I confess. I’m addicted to The Weepies. I just bought their latest album, Say I Am You, on eMusic.com and can’t stop listening to it.

The group is fronted by singer-songwriter duo Deb Talan and Steve Tannen. They have a rustic folky sound that is in some places poppy but in other places pretty mellow. Their lyrics are playful, yet deeply poetic, and Deb’s beautiful alto voice (that has elsewhere been compared to Karen Carpenter’s) and Steve’s perfect harmonies give the album a rich character.

I first heard The Weepies in an NPR interview (click “Listen” just under the article title to hear the interview). Their personalities and their history together struck me as much as their music did, which prompted me to buy their album. I’m not a huge fan of the folk genre, but I pride myself in my eclectic taste in music, so it was inevitable that I would find some folk music I can really enjoy.

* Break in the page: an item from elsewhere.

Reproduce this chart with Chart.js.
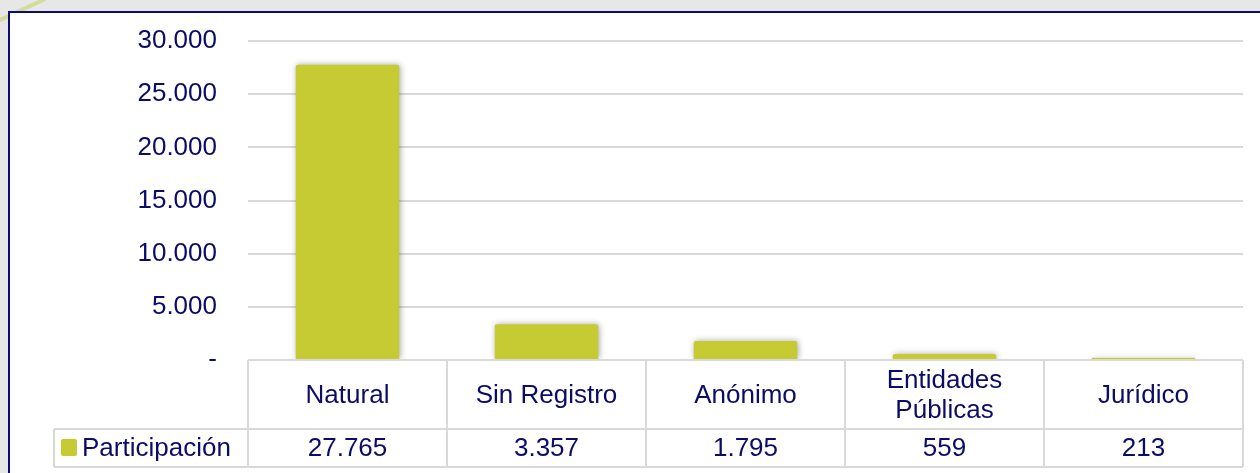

I’m pretty stingy with my five star ratings in iTunes. Most songs I like are marked three stars, the best songs are marked four stars, and I save five stars for those songs that are simply amazing. That said, I’ve marked no less than six songs on this album with five stars: “Take It From Me”, “Gotta Have You”, “World Spins Madly On”, “Painting By Chagall”, “Nobody Knows Me At All”, and “Living in Twilight”.

In short, buy this album. If you’re anything like me, you will not regret it.